Análise: Não interferir na Síria seria a decisão mais ousada, para Obama
No Ocidente, queremos que nossos líderes sejam fortes e decididos. Os presidentes dos Estados Unidos deveriam se comportar como heróis de aventura. Essa ideia foi capturada em um comercial de campanha de Hillary Clinton, que falava sobre "o telefonema das três da manhã".
Ouve-se um telefone tocando na Casa Branca em plena madrugada, e o telespectador é informado de que "algo está acontecendo no mundo". Não sabemos a natureza da crise que o presidente terá de enfrentar.
Mas podemos ficar certos de que a resposta apropriada não é bocejar, virar para o outro lado no colchão e dizer que "vou pensar sobre isso amanhã cedo".
O comercial sobre o telefonema das três da manhã tinha Barack Obama como alvo. Por isso, é potencialmente embaraçoso que o presidente Obama esteja agora sendo acusado de perigosa indecisão, no exercício de seu cargo.
A guerra civil na Síria já custou mais de 70 mil vidas. A "linha vermelha" que o presidente anunciou quanto ao uso de armas químicas já pode ter sido cruzada. E mesmo assim Obama está mantendo os Estados Unidos à margem do conflito.
Para seus críticos, o presidente está provando ser uma pessoa que hesita em agir durante uma crise - e portanto um mau líder.
No entanto, há ocasiões em que as melhores decisões presidenciais são decisões de não agir. O argumento é apresentado em um novo e excelente livro de Joseph Nye, da Universidade Harvard, intitulado "Presidential Leadership and the Creation of the American Era" [liderança presidencial e a criação da era americana].
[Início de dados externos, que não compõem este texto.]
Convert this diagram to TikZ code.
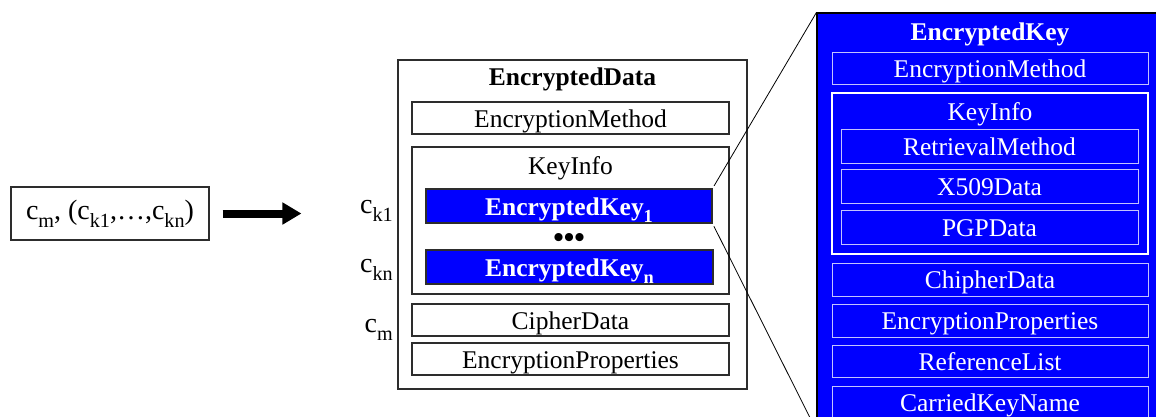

O professor Nye aponta que, nos anos 50, o presidente Eisenhower resistiu a se envolver na guerra do Vietnã e reagiu com grande cautela à invasão soviética da Hungria. Ele também "se opôs resolutamente a numerosas recomendações de uso de armas nucleares nas crises da Coreia, Dien Bien Phu e Quemoy-Matsu". Como escreve o professor Nye, "o resultado da prudência de Ike foram oito anos de paz e prosperidade".
O fato de que Eisenhower, como autêntico herói de guerra, tivesse a confiança de dizer aos seus assessores obcecados pelo uso de armas nucleares, que "vocês estão malucos, rapaziada", certamente ajudou.
Em contraste, o presidente George W. Bush --cujo histórico militar era notavelmente menos brilhante-- sentiu a necessidade de demonstrar dureza quanto ao Iraque. Definiu-se como "um homem de decisão" e gostava de imaginar que seu estilo de liderança era audacioso e decidido. Outros podem descrevê-lo como impetuoso e imponderado.
E isso não seria problema, exceto que muitas de suas "decisões duras" sobre o Iraque se provaram desastrosamente erradas.
Obama não seria um ser humano decente --e muito menos um bom líder-- se não sentisse o ímpeto de tentar deter a matança na Síria. Ele não está agindo porque não tem respostas para algumas perguntas cruciais.
Caso forneçamos armas aos rebeldes, como saber que isso simplesmente não agravará o morticínio? Se uma intervenção ocidental for decisiva o bastante para alterar o balanço militar, será que compreendemos a natureza das forças que tomarão o controle da Síria?
Existe alguma maneira de garantir que um regime decente emergirá na Síria, sem um compromisso de uma década de duração, ao modo do Afeganistão, para com a construção de um Estado viável? (E, incidentalmente, o Afeganistão não parece ter funcionado tão bem.)
Os críticos do presidente respondem que se ele não agir decisivamente e rápido, o conflito sírio se espalhará pela região. Podem apontar para recentes atentados a bomba na Turquia e para os ataques aéreos israelenses contra a Síria como prova. O argumento deles é de que o Oriente Médio inteiro será estabilizado e que os Estados Unidos perderão poder e credibilidade na região.
Mas mesmo que os Estados Unidos acreditem ter identificado forças genuinamente positivas às quais fornecer armas na Síria, não há como determinar que elas terão a capacidade de reter o poder, depois da queda do presidente Bashar Assad.
As lições do Iraque e do Afeganistão apontam que é necessária humildade quanto ao que se pode realizar - e realismo quanto às dimensões do compromisso que pode se provar necessário, se os Estados Unidos por fim decidirem que têm de agir.
O fato de que Obama esteja se recusando a responder a apelos por "ação dura" e imediata na Síria não é um sinal de que ele é um líder fraco - é um sinal de que ele é um bom líder.